Overview
The California Supreme Court provided employers some additional clarification—and flexibility—for scheduling employees without violating the state’s strict day of rest rules in Mendoza v. Nordstrom, Inc., S224611 (Cal. 4/8/17). California law prohibits employers from requiring nonexempt employees to work more than six days a week, but the court said the clock restarts each workweek rather than continuing to run on a rolling basis. In addition, employers are not liable if their employees choose to work a seventh day, so long as the employer advises them of their right to rest and does not encourage employees to skip their day of rest.

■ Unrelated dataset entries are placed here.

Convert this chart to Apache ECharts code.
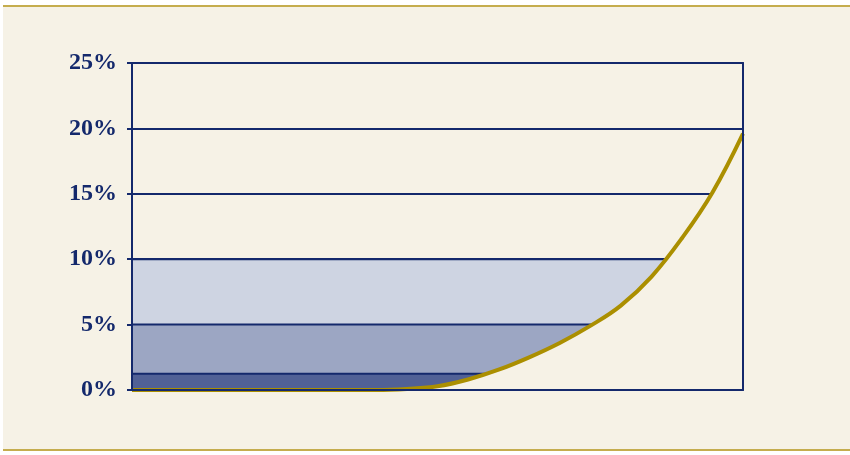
<!DOCTYPE html>
<html>
<head>
<meta charset="utf-8">
<script src="https://cdn.jsdelivr.net/npm/echarts@6/dist/echarts.min.js"></script>
<style>
  html, body { margin: 0; padding: 0; background: #ffffff; }
  #chart { width: 850px; height: 455px; }
</style>
</head>
<body>
<div id="chart"></div>
<script>
// ---- data ----
const yTicks = [0, 5, 10, 15, 20, 25];           // % tick labels
const bandLevels = [10, 5, 1.25];                // upper edges of the shaded bands (%)
const bandColors = ['#ced4e2', '#9ca6c3', '#516196'];
const curveX = [0, 40, 45, 50, 55, 60, 65, 70, 75, 80, 85, 90, 95, 100];
const curveY = [0, 0, 0.08, 0.28, 0.8, 1.55, 2.5, 3.6, 4.9, 6.45, 8.65, 11.6, 15.1, 19.6];

const NAVY = '#14296c';
const GOLD = '#ab8f00';
const CREAM = '#f6f2e6';

const curveData = curveX.map((x, i) => [x, curveY[i]]);

const series = [];
bandLevels.forEach((lv, i) => {
  series.push({
    type: 'line',
    data: [[0, lv], [100, lv]],
    symbol: 'none',
    silent: true,
    lineStyle: { color: NAVY, width: 2 },
    areaStyle: { color: bandColors[i], opacity: 1 },
    z: 2 + i
  });
});
// cover below the curve in background colour
series.push({
  type: 'line',
  data: curveData,
  symbol: 'none',
  smooth: 0.4,
  silent: true,
  lineStyle: { width: 0, opacity: 0 },
  areaStyle: { color: CREAM, opacity: 1 },
  z: 6
});
// the curve itself
series.push({
  type: 'line',
  data: curveData,
  symbol: 'none',
  smooth: 0.4,
  silent: true,
  lineStyle: { color: GOLD, width: 4 },
  z: 7
});

const chart = echarts.init(document.getElementById('chart'), null, { renderer: 'canvas' });
chart.setOption({
  animation: false,
  backgroundColor: '#ffffff',
  graphic: [
    { type: 'rect', z: -10, shape: { x: 3, y: 6, width: 847, height: 444 }, style: { fill: CREAM } },
    { type: 'line', z: -9, shape: { x1: 3, y1: 6, x2: 850, y2: 6 }, style: { stroke: '#c5ad4e', lineWidth: 2 } },
    { type: 'line', z: -9, shape: { x1: 3, y1: 450, x2: 850, y2: 450 }, style: { stroke: '#c5ad4e', lineWidth: 2 } }
  ],
  grid: { left: 132, right: 107, top: 63, bottom: 65 },
  xAxis: [
    { type: 'value', min: 0, max: 100, position: 'bottom', z: 10,
      axisLine: { show: true, onZero: false, lineStyle: { color: NAVY, width: 2 } },
      axisTick: { show: false }, axisLabel: { show: false }, splitLine: { show: false } },
    { type: 'value', min: 0, max: 100, position: 'top', z: 10,
      axisLine: { show: true, onZero: false, lineStyle: { color: NAVY, width: 2 } },
      axisTick: { show: false }, axisLabel: { show: false }, splitLine: { show: false } }
  ],
  yAxis: [
    { type: 'value', min: 0, max: 25, interval: 5, position: 'left', z: 0,
      axisLine: { show: false }, axisTick: { show: false }, axisLabel: { show: false },
      splitLine: { show: true, lineStyle: { color: NAVY, width: 2 } } },
    { type: 'value', min: 0, max: 25, interval: 5, position: 'left', z: 10,
      axisLine: { show: true, onZero: false, lineStyle: { color: NAVY, width: 2 } },
      axisTick: { show: true, inside: false, length: 5, lineStyle: { color: NAVY, width: 2 } },
      axisLabel: {
        show: true, margin: 15, color: NAVY,
        fontFamily: 'Liberation Serif',
        fontWeight: 'bold', fontSize: 24,
        formatter: v => (yTicks.indexOf(v) >= 0 ? v + '%' : '')
      },
      splitLine: { show: false } },
    { type: 'value', min: 0, max: 25, interval: 5, position: 'right', z: 10,
      axisLine: { show: true, onZero: false, lineStyle: { color: NAVY, width: 2 } },
      axisTick: { show: false }, axisLabel: { show: false }, splitLine: { show: false } }
  ],
  series: series
});
</script>
</body>
</html>
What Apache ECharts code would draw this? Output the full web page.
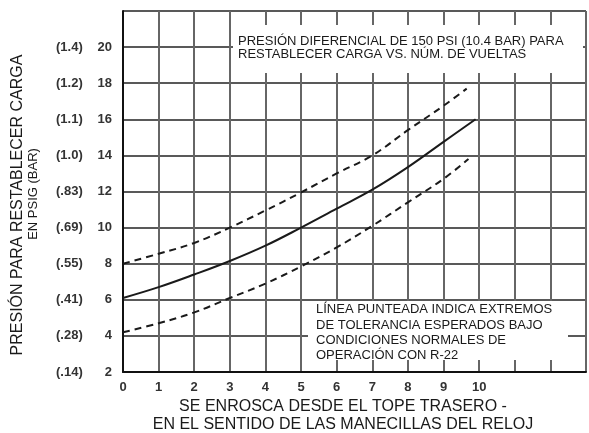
<!DOCTYPE html>
<html>
<head>
<meta charset="utf-8">
<script src="https://cdn.jsdelivr.net/npm/echarts@6/dist/echarts.min.js"></script>
<style>
  html, body { margin: 0; padding: 0; background: #fff; }
  #chart { width: 589px; height: 433px; }
</style>
</head>
<body>
<div id="chart"></div>
<script>
// vueltas (eje x) y presión en psig
const nominalX = [0, 1, 2, 3, 4, 5, 6, 7, 8, 9, 9.9];
const nominalY = [6.1, 6.7, 7.4, 8.15, 9.0, 10.0, 11.05, 12.1, 13.35, 14.75, 16.0];
const upperX = [0, 1, 2, 3, 4, 5, 6, 7, 8, 9, 9.65];
const upperY = [8.0, 8.55, 9.15, 10.0, 10.95, 11.95, 13.0, 14.0, 15.4, 16.75, 17.7];
const lowerX = [0, 1, 2, 3, 4, 5, 6, 7, 8, 9, 9.7];
const lowerY = [4.2, 4.7, 5.3, 6.1, 6.9, 7.85, 8.9, 10.1, 11.4, 12.7, 13.8];

// etiquetas del eje y: psig y (bar)
const psigTicks = [2, 4, 6, 8, 10, 12, 14, 16, 18, 20];
const barLabels = ['(.14)', '(.28)', '(.41)', '(.55)', '(.69)', '(.83)', '(1.0)', '(1.1)', '(1.2)', '(1.4)'];

const titleTop = 'PRESIÓN DIFERENCIAL DE 150 PSI (10.4 BAR) PARA\nRESTABLECER CARGA VS. NÚM. DE VUELTAS';
const noteText = 'LÍNEA PUNTEADA INDICA EXTREMOS\nDE TOLERANCIA ESPERADOS BAJO\nCONDICIONES NORMALES DE\nOPERACIÓN CON R-22';

function pairs(xs, ys) {
    return xs.map((x, i) => [x, ys[i]]);
}

const font = '"Liberation Sans", Arial, sans-serif';
const ink = '#1a1a1a';

var myChart = echarts.init(document.getElementById('chart'));
myChart.setOption({
    animation: false,
    grid: { left: 123, right: -2, top: 11, bottom: 61 },
    xAxis: {
        type: 'value',
        min: 0,
        max: 13,
        interval: 1,
        axisLine: { show: true, lineStyle: { color: '#111', width: 2 } },
        axisTick: { show: false },
        splitLine: { show: true, lineStyle: { color: '#666', width: 2 } },
        axisLabel: {
            margin: 9,
            fontFamily: font,
            fontWeight: 'bold',
            fontSize: 13,
            color: '#333',
            formatter: (v) => (v <= 10 ? String(v) : '')
        }
    },
    yAxis: {
        type: 'value',
        min: 2,
        max: 22,
        interval: 2,
        axisLine: { show: true, lineStyle: { color: '#111', width: 2 } },
        axisTick: { show: false },
        splitLine: { show: true, lineStyle: { color: '#222', width: 1.6 } },
        axisLabel: {
            margin: 11,
            formatter: (v) => {
                let i = psigTicks.indexOf(v);
                if (i < 0) return '';
                return '{a|' + barLabels[i] + '}{b|' + v + '}';
            },
            rich: {
                a: { width: 40, align: 'left', fontFamily: font, fontWeight: 'bold', fontSize: 13, color: '#333' },
                b: { width: 16, align: 'right', fontFamily: font, fontWeight: 'bold', fontSize: 13, color: '#333' }
            }
        }
    },
    series: [
        {
            type: 'line',
            data: pairs(nominalX, nominalY),
            smooth: 0.4,
            showSymbol: false,
            lineStyle: { color: ink, width: 2 },
            z: 5
        },
        {
            type: 'line',
            data: pairs(upperX, upperY),
            smooth: 0.4,
            showSymbol: false,
            lineStyle: { color: ink, width: 2, type: [7, 5] },
            z: 5
        },
        {
            type: 'line',
            data: pairs(lowerX, lowerY),
            smooth: 0.4,
            showSymbol: false,
            lineStyle: { color: ink, width: 2, type: [7, 5] },
            z: 5
        }
    ],
    graphic: [
        { type: 'rect', z: 100, shape: { x: 233, y: 25, width: 350, height: 48 }, style: { fill: '#fff' } },
        { type: 'text', z: 101, left: 238, top: 35, style: { text: titleTop, font: '13px ' + font, fill: ink, lineHeight: 13 } },
        { type: 'rect', z: 100, shape: { x: 308, y: 301, width: 260, height: 59 }, style: { fill: '#fff' } },
        { type: 'text', z: 101, left: 316, top: 302, style: { text: noteText, font: '13px ' + font, fill: ink, lineHeight: 15.3 } },
        {
            type: 'text', z: 101, x: 18, y: 205, rotation: Math.PI / 2,
            style: { text: 'PRESIÓN PARA RESTABLECER CARGA', font: '16px ' + font, fill: ink, align: 'center', verticalAlign: 'middle' }
        },
        {
            type: 'text', z: 101, x: 33, y: 194, rotation: Math.PI / 2,
            style: { text: 'EN PSIG (BAR)', font: '13px ' + font, fill: ink, align: 'center', verticalAlign: 'middle' }
        },
        {
            type: 'text', z: 101, x: 343, y: 416,
            style: { text: 'SE ENROSCA DESDE EL TOPE TRASERO -\nEN EL SENTIDO DE LAS MANECILLAS DEL RELOJ', font: '16px ' + font, fill: ink, align: 'center', verticalAlign: 'middle', lineHeight: 18 }
        }
    ]
});
window.addEventListener('resize', function () {
    myChart.resize();
});
</script>
</body>
</html>
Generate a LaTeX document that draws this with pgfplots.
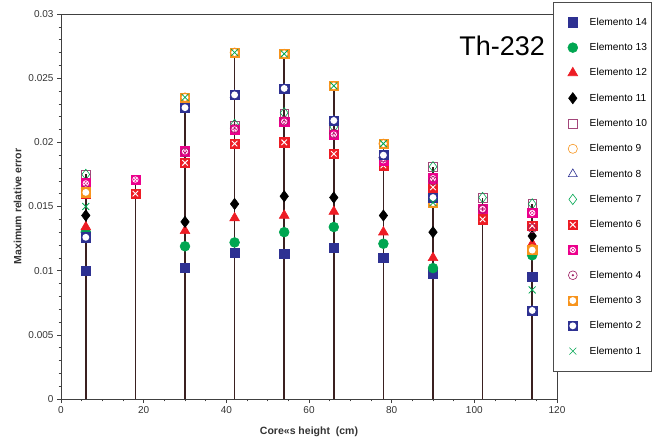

One Day of Rest Per Workweek
California Labor Code §§ 551 and 552 require employers to grant nonexempt employees one day of rest per week. The employees in Mendoza argued that those provisions required one day of rest in any six day period, calculated on an ongoing day-by-day basis. The California high court disagreed, holding instead that an employer must grant one day of rest in an established workweek—a set block of seven days.
Under that interpretation, an employer can change the day of rest from workweek to workweek, even if that means that an employee will work more than seven consecutive days in a row. For example, an employer would not violate the law in a Sunday to Saturday workweek if an employee took Sunday off in the first workweek, worked 12 consecutive days, and took the next Saturday off in the second week.
The court noted that California Labor Code § 554 provides an exception if “the nature of the employment reasonably requires that the employee work seven or more consecutive days.” In such cases, the employer can comply with the law if the days of rest average out to one day per week over a calendar month. (Of course, the employer may owe premium pay for the seventh day of work. See California Labor Code § 510(a).)
Employers Cannot Encourage Seventh Day of Work
California Labor Code § 552 prohibits employers from “causing” employees to work seven days in a row. The court clarified that the word “cause” required some affirmative action on the employer’s part. It stated that an employer must “apprise employees of their entitlement to a day of rest” and then “maintain absolute neutrality as to the exercise of that right.” An employer “may not encourage its employees to forgo rest or conceal the entitlement to rest, but [it] is not liable simply because an employee chooses to work a seventh day.”
We expect continued litigation over what it means to “encourage” an employee to waive their day of rest. In the meantime, employers should inform employees in writing of their right to a day of rest and avoid scheduling employees for seven mandatory work days in a workweek unless another exception applies.
The Limited Part Time Exception
Finally, the court clarified California Labor Code § 556’s exception for employees who work less than 30 hours a week or six hours a day. The court ruled that this exception applies only to employees “who never exceed six hours of work on any day of the workweek.”